For bathroom accessories such as towel bars, toilet paper holders, or robe hooks, check that the mounting hardware includes wall anchors suited to your wall type—drywall anchors for hollow walls, toggle bolts for thicker drywall, or screws driven directly into studs for the most secure hold. A towel bar that pulls out of the wall after a few weeks creates damage that is harder to repair than taking extra time to locate studs with a finder tool before drilling. Brass accessories are often heavier than plastic or lightweight aluminum equivalents, so proper anchoring prevents sagging or detachment over time.
Explore additional home accent ideas and material comparisons in our Home Accents section, where you will find articles on finishes, installation techniques, and room-by-room styling strategies that build on these foundational principles.
Conclusion: Build Confidence Through Small, Reversible Choices
Beginner-friendly home accents succeed when they respect the physical behavior of materials, fit the human hand comfortably, and align with the existing color and finish palette in the room. Starting with a single metal finish, measuring hardware dimensions against actual cabinet and drawer geometry, and testing undertones in natural light all reduce the risk of costly mistakes and create a cohesive look that feels intentional rather than accidental. Brass hardware, whether unlacquered, lacquered, or oil-rubbed, offers durability and warmth that suits traditional and transitional interiors, and choosing the right size and projection ensures daily use remains comfortable rather than frustrating.

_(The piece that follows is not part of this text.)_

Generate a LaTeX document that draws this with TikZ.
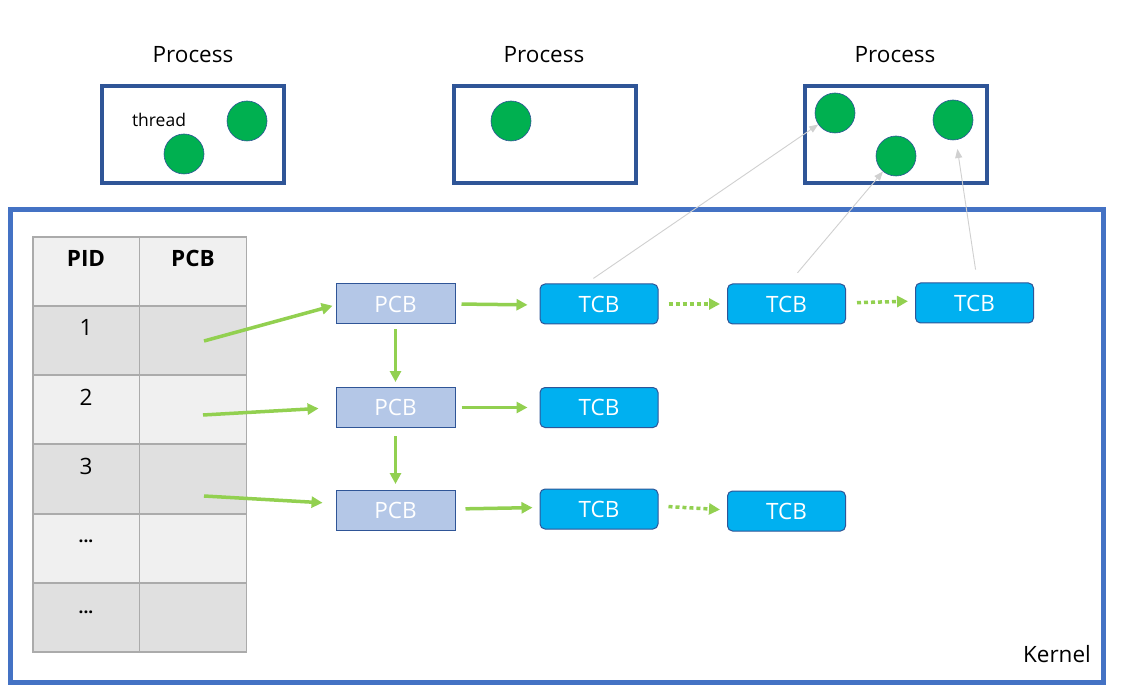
\documentclass[tikz,border=0pt]{standalone}
\usepackage{fontspec}
\setmainfont{Open Sans}
\usetikzlibrary{arrows.meta}
\definecolor{procblue}{HTML}{2F5597}
\definecolor{kernblue}{HTML}{4472C4}
\definecolor{thgreen}{HTML}{00B050}
\definecolor{lgreen}{HTML}{92D050}
\definecolor{pcbfill}{HTML}{B4C7E7}
\definecolor{tcbfill}{HTML}{00B0F0}
\definecolor{cellA}{HTML}{F0F0F0}
\definecolor{cellB}{HTML}{E0E0E0}
\definecolor{cellline}{HTML}{ABABAB}
\definecolor{ptrgray}{HTML}{D0D0D0}
\begin{document}
\begin{tikzpicture}[x=1pt,y=-1pt,
  txt/.style={inner sep=0pt, font=\fontsize{22.5}{26}\selectfont},
  procbox/.style={draw=procblue, line width=3.5pt, minimum width=182pt, minimum height=97pt, inner sep=0pt},
  thread/.style={circle, fill=thgreen, draw=procblue, line width=0.6pt, minimum size=40pt, inner sep=0pt},
  cell/.style={draw=cellline, line width=1.5pt, minimum width=107pt, minimum height=69pt, inner sep=0pt},
  pcbbox/.style={draw=procblue, line width=1pt, fill=pcbfill, minimum width=119pt, minimum height=40pt, inner sep=0pt, text=white, font=\fontsize{22.5}{26}\selectfont},
  tcbbox/.style={draw=procblue, line width=1pt, fill=tcbfill, rounded corners=5pt, minimum width=118pt, minimum height=40pt, inner sep=0pt, text=white, font=\fontsize{22.5}{26}\selectfont},
  link/.style={draw=lgreen, line width=3.5pt, -{Triangle[length=11pt,width=11pt]}},
  dotlink/.style={draw=lgreen, line width=3.5pt, dash pattern=on 4pt off 3pt, -{Triangle[length=11pt,width=11pt]}},
  ptr/.style={draw=ptrgray, line width=0.9pt, -{Triangle[length=9pt,width=7pt]}}
]
\useasboundingbox (0,0) rectangle (1121,700);
\fill[white] (0,0) rectangle (1121,700);

% processes
\node[procbox] (pr1) at (193,134.5) {};
\node[procbox] (pr2) at (545,134.5) {};
\node[procbox] (pr3) at (896,134.5) {};
\node[txt] (lp1) at (193,55) {Process};
\node[txt] (lp2) at (544,55) {Process};
\node[txt] (lp3) at (895,55) {Process};
\node[inner sep=0pt, font=\fontsize{17.5}{20}\selectfont] (lth) at (159,120) {thread};

% threads
\node[thread] (c11) at (247,121) {};
\node[thread] (c12) at (184,154) {};
\node[thread] (c21) at (511,121) {};
\node[thread] (c31) at (835,113) {};
\node[thread] (c32) at (896,156) {};
\node[thread] (c33) at (953,120) {};

% kernel
\draw[draw=kernblue, line width=5pt] (10.5,209.5) rectangle (1103.5,682.5);
\node[txt, anchor=east] (kern) at (1091,654) {Kernel};

% process table
\node[cell, fill=cellA] (h1) at (86.5,271.5) {};
\node[cell, fill=cellA] (h2) at (193,271.5) {};
\node[cell, fill=cellB] (r1a) at (86.5,340.5) {};
\node[cell, fill=cellB] (r1b) at (193,340.5) {};
\node[cell, fill=cellA] (r2a) at (86.5,409.5) {};
\node[cell, fill=cellA] (r2b) at (193,409.5) {};
\node[cell, fill=cellB] (r3a) at (86.5,479) {};
\node[cell, fill=cellB] (r3b) at (193,479) {};
\node[cell, fill=cellA] (r4a) at (86.5,548.5) {};
\node[cell, fill=cellA] (r4b) at (193,548.5) {};
\node[cell, fill=cellB] (r5a) at (86.5,617.5) {};
\node[cell, fill=cellB] (r5b) at (193,617.5) {};
\node[txt, font=\fontsize{22.5}{26}\selectfont\bfseries] at (86,258) {PID};
\node[txt, font=\fontsize{22.5}{26}\selectfont\bfseries] at (193,258) {PCB};
\node[txt] at (86,327) {1};
\node[txt] at (86,397) {2};
\node[txt] at (86,466) {3};
\node[txt, font=\fontsize{17}{20}\selectfont\bfseries] at (86,541) {...};
\node[txt, font=\fontsize{17}{20}\selectfont\bfseries] at (86,612) {...};

% control blocks
\node[pcbbox] (p1) at (395.5,304) {PCB};
\node[pcbbox] (p2) at (395.5,407.5) {PCB};
\node[pcbbox] (p3) at (395.5,510.5) {PCB};
\node[tcbbox] (t11) at (599,304) {TCB};
\node[tcbbox] (t12) at (786.5,304) {TCB};
\node[tcbbox] (t13) at (974.5,303) {TCB};
\node[tcbbox] (t21) at (599,407.5) {TCB};
\node[tcbbox] (t31) at (599,509) {TCB};
\node[tcbbox] (t32) at (786.5,511) {TCB};

% table pointers
\coordinate (s1) at (204,341);
\coordinate (s2) at (203,415);
\coordinate (s3) at (204,496);
\draw[link, shorten >=3pt] (s1) -- ([yshift=-1pt]p1.west);
\draw[link, shorten >=17pt] (s2) -- ([yshift=0pt]p2.west);
\draw[link, shorten >=13pt] (s3) -- ([yshift=7pt]p3.west);

% PCB list
\draw[link, shorten <=5pt, shorten >=5pt] (p1.south) -- (p2.north);
\draw[link, shorten <=8pt, shorten >=6pt] (p2.south) -- (p3.north);

% PCB to TCB
\draw[link, shorten <=6pt, shorten >=12pt] (p1.east) -- ([yshift=-1pt]t11.west);
\draw[link, shorten <=6pt, shorten >=12pt] (p2.east) -- (t21.west);
\draw[link, shorten <=10pt, shorten >=7pt] ([yshift=1.5pt]p3.east) -- ([yshift=1.5pt]t31.west);

% TCB chains
\draw[dotlink, shorten <=10pt, shorten >=7pt] (t11.east) -- (t12.west);
\draw[dotlink, shorten <=11pt, shorten >=7pt] ([yshift=1pt]t12.east) -- ([yshift=2pt]t13.west);
\draw[dotlink, shorten <=10pt, shorten >=7pt] ([yshift=3pt]t31.east) -- ([yshift=1pt]t32.west);

% TCB to thread
\draw[ptr, shorten <=9pt] ([xshift=-13pt]t11.north) -- (c31);
\draw[ptr, shorten <=14pt] ([xshift=2pt]t12.north) -- (c32);
\draw[ptr, shorten <=13pt, shorten >=9pt] ([xshift=3pt]t13.north) -- (c33);
\end{tikzpicture}
\end{document}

By ordering samples, installing one piece as a trial, and confirming that your chosen finish is widely available for future additions, you build a home accent strategy that can grow gradually without requiring a single large investment or a complete room overhaul. These practical steps keep your budget predictable, your installation process manageable, and your final result rooted in the real constraints of your space rather than idealized magazine spreads. When each accent choice is guided by material facts and tested in context, the room gains character that lasts well beyond the first impression.